# Start of LISTED ENTRIES
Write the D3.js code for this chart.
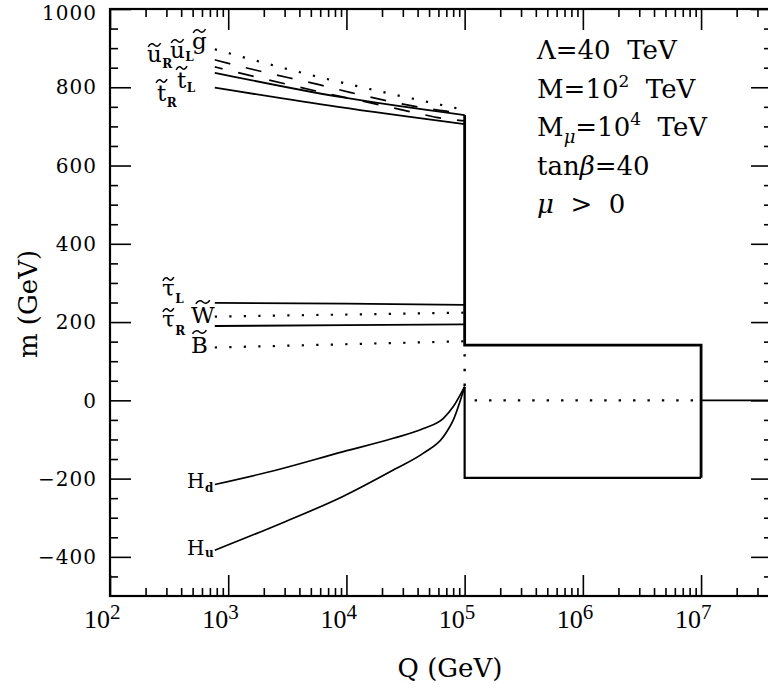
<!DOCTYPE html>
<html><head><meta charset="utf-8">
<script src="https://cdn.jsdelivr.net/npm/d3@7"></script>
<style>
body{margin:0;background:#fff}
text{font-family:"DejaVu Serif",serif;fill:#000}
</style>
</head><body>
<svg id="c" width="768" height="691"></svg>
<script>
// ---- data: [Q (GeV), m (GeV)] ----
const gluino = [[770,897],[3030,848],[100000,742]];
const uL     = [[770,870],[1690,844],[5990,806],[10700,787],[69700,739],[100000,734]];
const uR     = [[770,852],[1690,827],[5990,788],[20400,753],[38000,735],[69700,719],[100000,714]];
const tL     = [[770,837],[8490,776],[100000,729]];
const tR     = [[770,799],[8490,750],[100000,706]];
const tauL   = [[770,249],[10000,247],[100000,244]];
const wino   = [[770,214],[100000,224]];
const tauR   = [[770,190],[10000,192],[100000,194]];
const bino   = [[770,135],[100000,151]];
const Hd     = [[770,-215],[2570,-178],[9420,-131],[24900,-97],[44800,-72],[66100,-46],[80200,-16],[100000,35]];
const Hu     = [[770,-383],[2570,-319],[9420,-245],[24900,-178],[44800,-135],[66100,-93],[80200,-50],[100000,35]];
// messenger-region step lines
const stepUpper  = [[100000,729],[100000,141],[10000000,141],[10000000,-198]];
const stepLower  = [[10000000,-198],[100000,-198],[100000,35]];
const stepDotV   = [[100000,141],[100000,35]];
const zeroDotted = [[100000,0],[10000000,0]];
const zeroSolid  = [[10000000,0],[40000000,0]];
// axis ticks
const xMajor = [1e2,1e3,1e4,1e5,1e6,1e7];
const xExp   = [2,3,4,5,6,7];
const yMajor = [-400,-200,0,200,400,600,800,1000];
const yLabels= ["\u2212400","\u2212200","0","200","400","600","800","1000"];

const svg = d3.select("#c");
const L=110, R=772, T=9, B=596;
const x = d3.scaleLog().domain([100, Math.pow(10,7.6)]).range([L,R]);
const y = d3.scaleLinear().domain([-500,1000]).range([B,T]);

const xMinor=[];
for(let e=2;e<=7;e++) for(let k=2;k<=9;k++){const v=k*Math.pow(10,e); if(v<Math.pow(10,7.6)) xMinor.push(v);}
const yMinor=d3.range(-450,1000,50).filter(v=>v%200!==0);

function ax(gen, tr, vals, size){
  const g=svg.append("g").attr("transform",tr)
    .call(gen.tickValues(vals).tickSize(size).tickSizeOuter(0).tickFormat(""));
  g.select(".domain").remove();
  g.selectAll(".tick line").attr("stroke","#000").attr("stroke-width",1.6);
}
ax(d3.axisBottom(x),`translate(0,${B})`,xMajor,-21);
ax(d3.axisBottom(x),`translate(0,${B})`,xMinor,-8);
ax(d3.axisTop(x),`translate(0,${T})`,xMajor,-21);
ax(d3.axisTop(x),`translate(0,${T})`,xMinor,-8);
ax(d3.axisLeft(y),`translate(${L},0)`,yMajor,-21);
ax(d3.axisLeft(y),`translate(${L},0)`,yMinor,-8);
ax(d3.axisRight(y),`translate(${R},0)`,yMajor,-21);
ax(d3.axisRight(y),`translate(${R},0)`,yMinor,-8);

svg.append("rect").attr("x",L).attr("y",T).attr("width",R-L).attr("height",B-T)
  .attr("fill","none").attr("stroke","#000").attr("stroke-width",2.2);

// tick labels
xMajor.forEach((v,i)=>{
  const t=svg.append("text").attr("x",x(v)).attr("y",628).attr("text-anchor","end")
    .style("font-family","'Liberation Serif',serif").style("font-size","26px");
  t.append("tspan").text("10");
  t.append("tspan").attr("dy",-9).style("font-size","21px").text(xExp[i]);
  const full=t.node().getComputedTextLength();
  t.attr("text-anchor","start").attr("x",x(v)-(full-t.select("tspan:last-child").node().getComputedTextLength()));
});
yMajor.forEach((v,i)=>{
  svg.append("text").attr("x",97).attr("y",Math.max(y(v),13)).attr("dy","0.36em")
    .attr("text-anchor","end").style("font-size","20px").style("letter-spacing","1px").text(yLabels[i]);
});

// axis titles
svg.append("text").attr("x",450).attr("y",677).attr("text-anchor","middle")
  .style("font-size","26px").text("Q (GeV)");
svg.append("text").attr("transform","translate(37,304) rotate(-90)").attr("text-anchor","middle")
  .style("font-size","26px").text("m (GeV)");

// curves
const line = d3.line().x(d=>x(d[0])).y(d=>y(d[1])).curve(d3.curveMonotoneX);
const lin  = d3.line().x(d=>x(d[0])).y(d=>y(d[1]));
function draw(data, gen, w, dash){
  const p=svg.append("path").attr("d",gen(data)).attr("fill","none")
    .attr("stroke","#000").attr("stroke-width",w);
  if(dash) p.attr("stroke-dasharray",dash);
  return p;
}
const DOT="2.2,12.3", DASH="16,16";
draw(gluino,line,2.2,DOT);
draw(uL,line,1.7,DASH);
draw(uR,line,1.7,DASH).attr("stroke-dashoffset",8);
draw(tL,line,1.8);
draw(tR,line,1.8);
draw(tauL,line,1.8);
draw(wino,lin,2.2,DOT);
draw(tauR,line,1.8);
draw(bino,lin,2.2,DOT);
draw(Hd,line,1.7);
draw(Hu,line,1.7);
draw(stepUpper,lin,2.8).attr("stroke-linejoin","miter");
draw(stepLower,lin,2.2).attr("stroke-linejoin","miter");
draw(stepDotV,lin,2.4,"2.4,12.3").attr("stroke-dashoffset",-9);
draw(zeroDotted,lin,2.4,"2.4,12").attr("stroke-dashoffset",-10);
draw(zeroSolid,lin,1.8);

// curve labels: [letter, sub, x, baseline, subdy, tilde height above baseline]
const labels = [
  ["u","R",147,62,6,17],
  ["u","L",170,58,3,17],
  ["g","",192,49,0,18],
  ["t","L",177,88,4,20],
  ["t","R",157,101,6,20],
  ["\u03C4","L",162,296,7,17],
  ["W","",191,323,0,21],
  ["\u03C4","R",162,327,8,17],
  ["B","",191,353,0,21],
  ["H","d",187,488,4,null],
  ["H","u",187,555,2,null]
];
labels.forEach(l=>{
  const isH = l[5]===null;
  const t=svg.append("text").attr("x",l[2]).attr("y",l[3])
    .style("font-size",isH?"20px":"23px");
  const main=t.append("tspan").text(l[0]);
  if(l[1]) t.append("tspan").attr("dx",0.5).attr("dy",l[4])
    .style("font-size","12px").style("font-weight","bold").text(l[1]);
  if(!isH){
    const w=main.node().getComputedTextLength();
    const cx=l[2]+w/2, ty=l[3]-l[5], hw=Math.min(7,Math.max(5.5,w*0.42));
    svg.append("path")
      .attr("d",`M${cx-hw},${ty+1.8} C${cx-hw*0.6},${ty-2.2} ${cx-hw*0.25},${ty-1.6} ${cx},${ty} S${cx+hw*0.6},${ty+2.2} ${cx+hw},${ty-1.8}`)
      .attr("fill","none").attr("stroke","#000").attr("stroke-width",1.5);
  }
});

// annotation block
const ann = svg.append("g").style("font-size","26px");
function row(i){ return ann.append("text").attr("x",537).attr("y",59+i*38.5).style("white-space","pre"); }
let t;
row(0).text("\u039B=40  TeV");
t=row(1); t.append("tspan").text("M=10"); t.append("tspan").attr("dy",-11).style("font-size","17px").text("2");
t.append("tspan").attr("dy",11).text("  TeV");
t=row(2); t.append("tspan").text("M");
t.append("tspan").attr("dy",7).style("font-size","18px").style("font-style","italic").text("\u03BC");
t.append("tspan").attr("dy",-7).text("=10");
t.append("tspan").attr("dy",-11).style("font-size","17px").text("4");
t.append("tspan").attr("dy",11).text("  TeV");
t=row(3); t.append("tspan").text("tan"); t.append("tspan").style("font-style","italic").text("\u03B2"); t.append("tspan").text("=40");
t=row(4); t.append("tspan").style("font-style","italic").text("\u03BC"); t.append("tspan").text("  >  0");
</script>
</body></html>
# End of LISTED ENTRIES
# Start of LISTED ENTRIES
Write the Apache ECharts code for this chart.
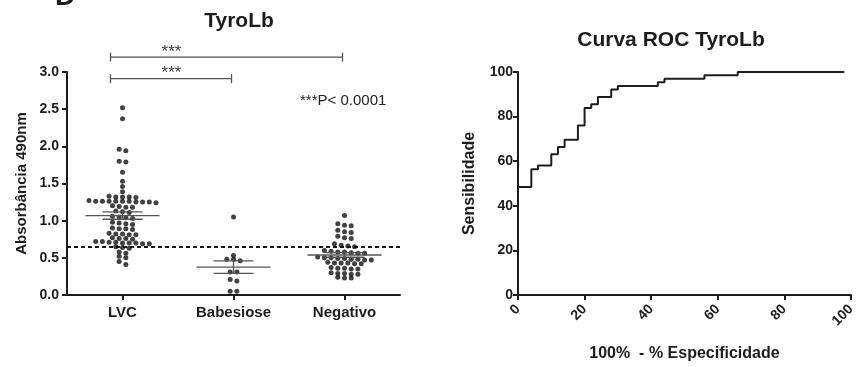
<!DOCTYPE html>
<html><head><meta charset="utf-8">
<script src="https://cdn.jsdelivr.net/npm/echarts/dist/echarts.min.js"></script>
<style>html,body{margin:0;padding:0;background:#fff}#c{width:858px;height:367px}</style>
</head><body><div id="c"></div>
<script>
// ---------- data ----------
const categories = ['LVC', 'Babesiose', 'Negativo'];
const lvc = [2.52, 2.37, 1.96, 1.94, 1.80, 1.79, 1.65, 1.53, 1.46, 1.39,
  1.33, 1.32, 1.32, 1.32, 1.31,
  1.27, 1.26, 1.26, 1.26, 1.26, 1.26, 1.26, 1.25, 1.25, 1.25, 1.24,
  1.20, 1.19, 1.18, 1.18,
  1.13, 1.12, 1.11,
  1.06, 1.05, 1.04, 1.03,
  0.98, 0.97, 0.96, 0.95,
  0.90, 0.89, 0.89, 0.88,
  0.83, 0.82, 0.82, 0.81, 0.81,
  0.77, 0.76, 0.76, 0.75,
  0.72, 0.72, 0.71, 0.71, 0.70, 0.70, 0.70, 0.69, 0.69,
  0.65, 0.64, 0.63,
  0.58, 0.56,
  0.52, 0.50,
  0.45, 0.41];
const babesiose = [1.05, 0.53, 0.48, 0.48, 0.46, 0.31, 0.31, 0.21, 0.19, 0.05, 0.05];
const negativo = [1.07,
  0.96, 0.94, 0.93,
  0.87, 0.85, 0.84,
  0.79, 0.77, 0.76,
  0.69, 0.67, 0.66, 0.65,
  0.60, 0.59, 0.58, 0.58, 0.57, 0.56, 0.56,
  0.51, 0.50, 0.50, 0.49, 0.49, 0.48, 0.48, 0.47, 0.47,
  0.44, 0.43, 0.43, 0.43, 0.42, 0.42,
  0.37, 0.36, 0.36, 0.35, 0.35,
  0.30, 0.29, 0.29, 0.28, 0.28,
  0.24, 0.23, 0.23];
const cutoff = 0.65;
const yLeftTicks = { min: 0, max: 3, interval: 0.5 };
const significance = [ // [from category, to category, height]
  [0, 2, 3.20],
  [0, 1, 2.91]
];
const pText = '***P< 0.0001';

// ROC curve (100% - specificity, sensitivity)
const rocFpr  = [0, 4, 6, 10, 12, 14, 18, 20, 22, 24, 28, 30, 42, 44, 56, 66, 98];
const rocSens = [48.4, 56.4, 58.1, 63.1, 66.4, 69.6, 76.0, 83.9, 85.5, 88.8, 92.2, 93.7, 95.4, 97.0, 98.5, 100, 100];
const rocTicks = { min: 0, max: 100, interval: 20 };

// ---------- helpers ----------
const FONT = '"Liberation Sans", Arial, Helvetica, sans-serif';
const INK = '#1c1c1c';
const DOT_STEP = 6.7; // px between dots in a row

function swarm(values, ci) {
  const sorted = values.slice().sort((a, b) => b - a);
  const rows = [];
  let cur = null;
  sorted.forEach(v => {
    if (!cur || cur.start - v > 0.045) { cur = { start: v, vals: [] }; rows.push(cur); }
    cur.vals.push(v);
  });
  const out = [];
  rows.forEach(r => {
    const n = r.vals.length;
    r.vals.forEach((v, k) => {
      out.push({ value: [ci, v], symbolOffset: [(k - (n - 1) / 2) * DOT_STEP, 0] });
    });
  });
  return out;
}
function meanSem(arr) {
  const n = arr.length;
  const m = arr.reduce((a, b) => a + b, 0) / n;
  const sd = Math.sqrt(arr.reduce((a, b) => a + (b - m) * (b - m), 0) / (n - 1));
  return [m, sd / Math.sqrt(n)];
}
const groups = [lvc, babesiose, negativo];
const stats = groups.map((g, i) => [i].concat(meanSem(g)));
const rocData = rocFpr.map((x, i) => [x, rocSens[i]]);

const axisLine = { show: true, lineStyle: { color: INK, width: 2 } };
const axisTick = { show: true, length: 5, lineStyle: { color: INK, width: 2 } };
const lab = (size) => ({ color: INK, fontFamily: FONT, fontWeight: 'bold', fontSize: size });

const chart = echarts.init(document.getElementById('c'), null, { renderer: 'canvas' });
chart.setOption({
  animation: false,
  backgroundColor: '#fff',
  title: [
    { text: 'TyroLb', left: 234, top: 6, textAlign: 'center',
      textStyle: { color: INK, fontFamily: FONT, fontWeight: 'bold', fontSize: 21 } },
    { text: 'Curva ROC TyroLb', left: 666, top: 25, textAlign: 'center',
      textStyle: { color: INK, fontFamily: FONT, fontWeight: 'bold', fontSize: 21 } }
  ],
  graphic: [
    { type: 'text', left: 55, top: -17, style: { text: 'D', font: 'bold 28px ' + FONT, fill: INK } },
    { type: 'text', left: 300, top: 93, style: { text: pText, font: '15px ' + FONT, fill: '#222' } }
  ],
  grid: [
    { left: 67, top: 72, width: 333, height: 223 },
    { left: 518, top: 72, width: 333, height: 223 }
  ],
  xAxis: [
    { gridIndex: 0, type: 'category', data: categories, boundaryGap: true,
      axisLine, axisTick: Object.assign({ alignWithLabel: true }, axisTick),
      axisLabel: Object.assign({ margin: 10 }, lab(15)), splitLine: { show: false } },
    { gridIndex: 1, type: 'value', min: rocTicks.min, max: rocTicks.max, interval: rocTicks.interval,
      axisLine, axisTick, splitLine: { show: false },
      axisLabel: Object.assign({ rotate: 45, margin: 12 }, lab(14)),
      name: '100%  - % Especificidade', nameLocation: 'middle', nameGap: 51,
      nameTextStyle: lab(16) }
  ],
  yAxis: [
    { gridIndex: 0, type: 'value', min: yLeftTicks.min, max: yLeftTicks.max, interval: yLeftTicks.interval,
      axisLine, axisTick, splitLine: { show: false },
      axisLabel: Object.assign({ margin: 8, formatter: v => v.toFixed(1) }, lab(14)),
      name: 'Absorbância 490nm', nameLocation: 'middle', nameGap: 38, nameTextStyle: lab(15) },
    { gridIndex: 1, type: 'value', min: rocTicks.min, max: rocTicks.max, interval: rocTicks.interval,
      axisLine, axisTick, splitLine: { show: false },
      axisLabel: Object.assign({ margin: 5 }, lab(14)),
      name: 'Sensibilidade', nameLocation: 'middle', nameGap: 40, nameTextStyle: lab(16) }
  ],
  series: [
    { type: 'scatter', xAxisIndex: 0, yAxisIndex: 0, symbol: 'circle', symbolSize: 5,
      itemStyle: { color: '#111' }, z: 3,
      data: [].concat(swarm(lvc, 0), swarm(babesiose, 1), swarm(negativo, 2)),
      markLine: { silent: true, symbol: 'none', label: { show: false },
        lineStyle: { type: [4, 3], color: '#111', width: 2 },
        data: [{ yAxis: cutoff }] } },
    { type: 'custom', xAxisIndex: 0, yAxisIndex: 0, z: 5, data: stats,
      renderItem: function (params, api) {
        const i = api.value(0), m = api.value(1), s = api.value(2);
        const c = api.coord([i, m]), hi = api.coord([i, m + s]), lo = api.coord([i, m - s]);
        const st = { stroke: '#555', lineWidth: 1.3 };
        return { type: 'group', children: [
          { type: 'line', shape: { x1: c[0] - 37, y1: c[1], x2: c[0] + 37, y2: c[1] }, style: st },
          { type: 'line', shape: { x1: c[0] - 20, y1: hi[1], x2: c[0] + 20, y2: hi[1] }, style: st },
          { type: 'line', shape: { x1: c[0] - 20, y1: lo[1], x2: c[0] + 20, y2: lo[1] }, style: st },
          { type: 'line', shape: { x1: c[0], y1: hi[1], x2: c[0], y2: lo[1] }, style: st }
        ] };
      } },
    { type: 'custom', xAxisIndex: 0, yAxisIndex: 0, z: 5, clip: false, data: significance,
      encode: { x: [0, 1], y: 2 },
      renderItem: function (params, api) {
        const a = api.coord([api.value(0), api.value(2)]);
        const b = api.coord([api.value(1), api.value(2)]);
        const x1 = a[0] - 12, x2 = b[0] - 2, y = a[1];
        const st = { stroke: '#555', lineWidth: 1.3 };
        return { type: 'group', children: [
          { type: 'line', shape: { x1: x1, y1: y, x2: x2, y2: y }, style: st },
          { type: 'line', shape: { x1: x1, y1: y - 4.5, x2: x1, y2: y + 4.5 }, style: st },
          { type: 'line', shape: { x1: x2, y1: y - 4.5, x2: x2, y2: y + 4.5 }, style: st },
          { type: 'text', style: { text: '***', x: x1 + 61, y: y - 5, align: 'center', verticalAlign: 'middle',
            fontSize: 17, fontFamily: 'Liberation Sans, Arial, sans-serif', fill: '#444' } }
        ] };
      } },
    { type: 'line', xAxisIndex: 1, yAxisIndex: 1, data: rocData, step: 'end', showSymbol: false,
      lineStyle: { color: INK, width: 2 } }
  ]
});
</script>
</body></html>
# End of LISTED ENTRIES
— TASK —
List all lines from the entries that include the word "this".

— THE ANSWER —
Write the D3.js code for this chart.
Write the Apache ECharts code for this chart.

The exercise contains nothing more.